Traditionally, people used TVs that have a 16:9 or a 4:3 aspect ratio to watch videos. However, with recent devices, people view and create videos in an array of aspect ratios. Cropping videos to fit the screens of these devices is a tedious task for video curators. Thankfully, Google is on the case to crop videos smoothly.

Recently in a blog post, Google announced an open-source tool for reframing and cropping videos to fit any screen. AutoFlip is the tool that uses machine learning (ML) based object detection and tracking technology to reframe videos automatically.

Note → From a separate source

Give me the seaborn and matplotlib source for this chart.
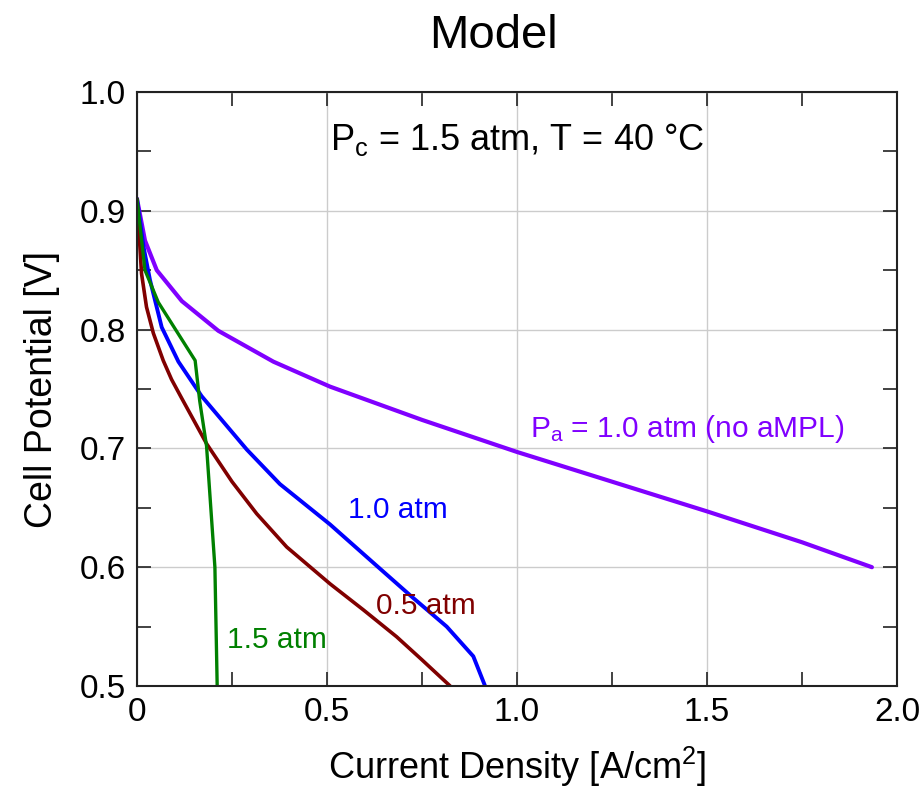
import matplotlib
matplotlib.use("Agg")
import matplotlib.pyplot as plt
import seaborn as sns
import pandas as pd
from matplotlib.ticker import MultipleLocator, FixedLocator, FixedFormatter

# ---- data ----
no_ampl_j = [0.0, 0.021, 0.052, 0.118, 0.214, 0.359, 0.508, 0.75, 1.0, 1.25, 1.5, 1.75, 1.934]
no_ampl_v = [0.910, 0.875, 0.850, 0.824, 0.799, 0.773, 0.752, 0.724, 0.697, 0.672, 0.647, 0.621, 0.600]

a10_j = [0.0, 0.017, 0.034, 0.065, 0.109, 0.170, 0.289, 0.376, 0.508, 0.635, 0.72, 0.815, 0.885, 0.916]
a10_v = [0.910, 0.870, 0.842, 0.802, 0.773, 0.744, 0.699, 0.670, 0.636, 0.600, 0.576, 0.550, 0.525, 0.500]

a05_j = [0.0, 0.012, 0.025, 0.043, 0.069, 0.091, 0.118, 0.183, 0.25, 0.315, 0.394, 0.508, 0.596, 0.683, 0.75, 0.824]
a05_v = [0.910, 0.847, 0.819, 0.797, 0.774, 0.758, 0.742, 0.704, 0.672, 0.645, 0.617, 0.586, 0.564, 0.5415, 0.522, 0.500]

a15_j = [0.0, 0.021, 0.056, 0.153, 0.165, 0.183, 0.205, 0.211]
a15_v = [0.910, 0.850, 0.823, 0.774, 0.740, 0.702, 0.600, 0.500]

series_names = ["no aMPL", "1.0 atm", "0.5 atm", "1.5 atm"]
series_colors = ["#8000FF", "#0000FF", "#800000", "#008000"]
series_widths = [3.0, 2.8, 2.6, 2.4]

x_ticks = [0, 0.5, 1.0, 1.5, 2.0]
x_tick_labels = ["0", "0.5", "1.0", "1.5", "2.0"]
y_ticks = [0.5, 0.6, 0.7, 0.8, 0.9, 1.0]
y_tick_labels = ["0.5", "0.6", "0.7", "0.8", "0.9", "1.0"]

frames = []
for name, j, v in zip(series_names, [no_ampl_j, a10_j, a05_j, a15_j],
                      [no_ampl_v, a10_v, a05_v, a15_v]):
    frames.append(pd.DataFrame({"j": j, "v": v, "series": name}))
df = pd.concat(frames, ignore_index=True)

sns.set_style("ticks")
plt.rcParams["font.family"] = ["Liberation Sans", "DejaVu Sans"]
plt.rcParams["mathtext.fontset"] = "custom"
plt.rcParams["mathtext.rm"] = "Liberation Sans"
plt.rcParams["mathtext.it"] = "Liberation Sans"
plt.rcParams["text.color"] = "black"
plt.rcParams["axes.labelcolor"] = "black"
plt.rcParams["xtick.color"] = "black"
plt.rcParams["ytick.color"] = "black"

fig = plt.figure(figsize=(9.22, 7.9), dpi=100)
ax = fig.add_axes([137 / 922, 1 - 686 / 790, 760 / 922, 594 / 790])

for name, c, lw in zip(series_names, series_colors, series_widths):
    sub = df[df["series"] == name]
    sns.lineplot(data=sub, x="j", y="v", sort=False, estimator=None,
                 color=c, lw=lw, ax=ax, legend=False)

ax.set_xlim(0, 2.0)
ax.set_ylim(0.5, 1.0)
ax.xaxis.set_major_locator(FixedLocator(x_ticks))
ax.xaxis.set_major_formatter(FixedFormatter(x_tick_labels))
ax.yaxis.set_major_locator(FixedLocator(y_ticks))
ax.yaxis.set_major_formatter(FixedFormatter(y_tick_labels))
ax.xaxis.set_minor_locator(MultipleLocator(0.25))
ax.yaxis.set_minor_locator(MultipleLocator(0.05))
ax.tick_params(which="both", direction="in", top=True, right=True,
               length=10, width=1.2, color="#222222")
ax.tick_params(which="major", labelsize=24, pad=8)
ax.grid(True, which="major", color="#cccccc", lw=1.0)
ax.set_axisbelow(True)
for s in ax.spines.values():
    s.set_linewidth(1.5)
    s.set_color("#222222")

ax.set_xlabel("Current Density [A/cm$^2$]", fontsize=26, labelpad=12)
ax.set_ylabel("Cell Potential [V]", fontsize=27, labelpad=14)

fig.text(493 / 922, 1 - 48 / 790, "Model", fontsize=34, ha="center",
         va="baseline")

ax.text(0.508, 0.951, r"P$_\mathrm{c}$ = 1.5 atm, T = 40 °C", fontsize=26,
        va="baseline", ha="left")
ax.text(1.034, 0.7096, r"P$_\mathrm{a}$ = 1.0 atm (no aMPL)", fontsize=21.5,
        color=series_colors[0], va="baseline", ha="left")
ax.text(0.555, 0.641, "1.0 atm", fontsize=21.5, color=series_colors[1],
        va="baseline", ha="left")
ax.text(0.629, 0.561, "0.5 atm", fontsize=21.5, color=series_colors[2],
        va="baseline", ha="left")
ax.text(0.237, 0.532, "1.5 atm", fontsize=21.5, color=series_colors[3],
        va="baseline", ha="left")

fig.savefig("out.png", dpi=100)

AutoFlip – For Intelligent Video Cropping

Google created this tool to get rid of the conventional static cropping method for cropping videos. The static cropping method involves unreliable techniques of video reframing, i.e., specifying a camera viewport for the video and then cropping everything outside that area. This method produces an undesirable output of the videos.

The Google Autoflip is capable of many advanced features that include shot detection, video content analysis and lastly, reframing. Let me break each one of these reframing strategies briefly.

Shot (Scene) Detection

A scene or a shot in a video is a continuous sequence of frames without any cuts. If there is any change in the shot or scene of a video, Google’s AutoFlip can detect the change by comparing the colour histogram of the previous frames with the new ones. A shot change is detected when the distribution of frame colour changes at a different rate than a sliding historical window. The tool, to optimise the reframing process, buffers the whole video before making any reframing decisions.

Video Content Analysis

By using this strategy, the tool detects important objects and people in the video. It uses deep learning-based object detection models to identify objects. With this model, the tool can even detect any text overlays or brand logos and other elements like motion or ball for sports videos. The face and object detection models are integrated into the tool through MediaPipe. It is basically a framework for processing multimodal data by developing pipelines. This framework uses Google’s TensorFlow Lite ML framework on CPUs.


After identifying people and objects in videos, the tool makes logical decisions on how to reframe the video. AutoFlip chooses one of the three reframing strategies to crop the content – stationary, panning or tracking. The tool chooses the optimal strategy based on the content of the video. For instance, in stationary mode, the reframed camera viewport remains fixed in a stationary position where most of the important scenes of the video are present. For videos that contain motion, it uses Panning by moving the reframed camera viewport at a constant velocity. When there are interesting subjects in the frame, the Tracking mode comes into effect.

Based on the reframing strategy chosen by the algorithm, an optimised cropping window for each frame is set by AutoFlip. This preserves the important content of the video in the best possible way.

Google released this tool directly to the developers and film-makers aiming to “reduce the barriers to their design creativity and reach through the automation of video editing“. From landscape to portrait or portrait to landscape, whatever the case, AutoFlipis designed to deliver the best possible result.